Mid-December rains across South African table grape regions will of necessity impact exports, particularly mature fruit that is heavily laden with sugar and ready for harvest, says to Mark Greenberg, president of Capespan North America, Inc., based in Montreal. But Greenberg says they “are not expecting a drastic decrease” in South African grape exports. South Africa’s heaviest grape arrivals run from January until late March.

South Africa’s Northern Cape province, which occupies a large portion of northwestern South Africa, is a substantial early table grape producer along with Namibia, the Atlantic coast country that lies to the north Northern Cape. This early grape growing region was already shipping its early fruit when the rains hit.  The rain suspended the harvest and some fruit, close to maturity, will not be picked for export. “The rain will have a modest impact” on Northern Cape’s grape export volume which, due to other circumstances, was already expected to be down about 10 percent this winter anyway.
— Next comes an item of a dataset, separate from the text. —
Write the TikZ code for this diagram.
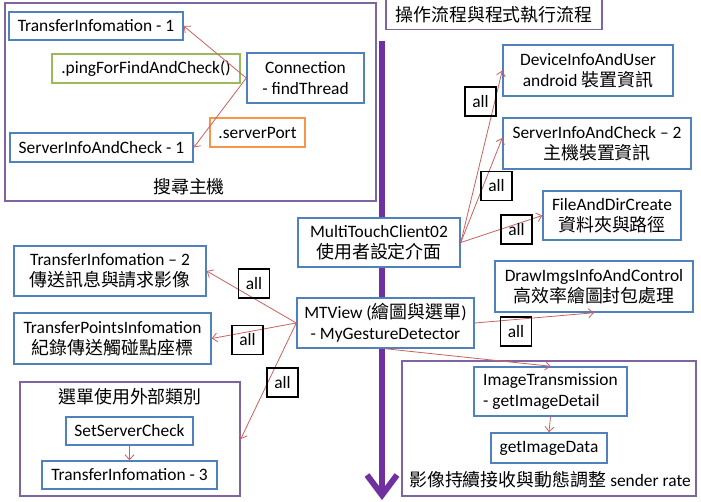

At the same time, vineyards in the Western Cape, which occupies Africa’s southwestern grape growing region, experienced uncommon early summer rains in mid-December.  The Western Cape’s table grape harvest was just getting underway, when a drenching rain fell in the course of a few hours.  The earliest maturing varieties will be most heavily hit but the mid- and late-season grape varieties will be largely unaffected and satisfactory for export opines Greenberg.  That the rain was intense but over a short period of time mitigated the problems.

Greenberg said the South African table grape is primarily exported to the UK, Europe and Canada. Lesser volumes are shipped to the United States because of the rigorous phytosanitary USDA/APHIS requirements for entry into the United States.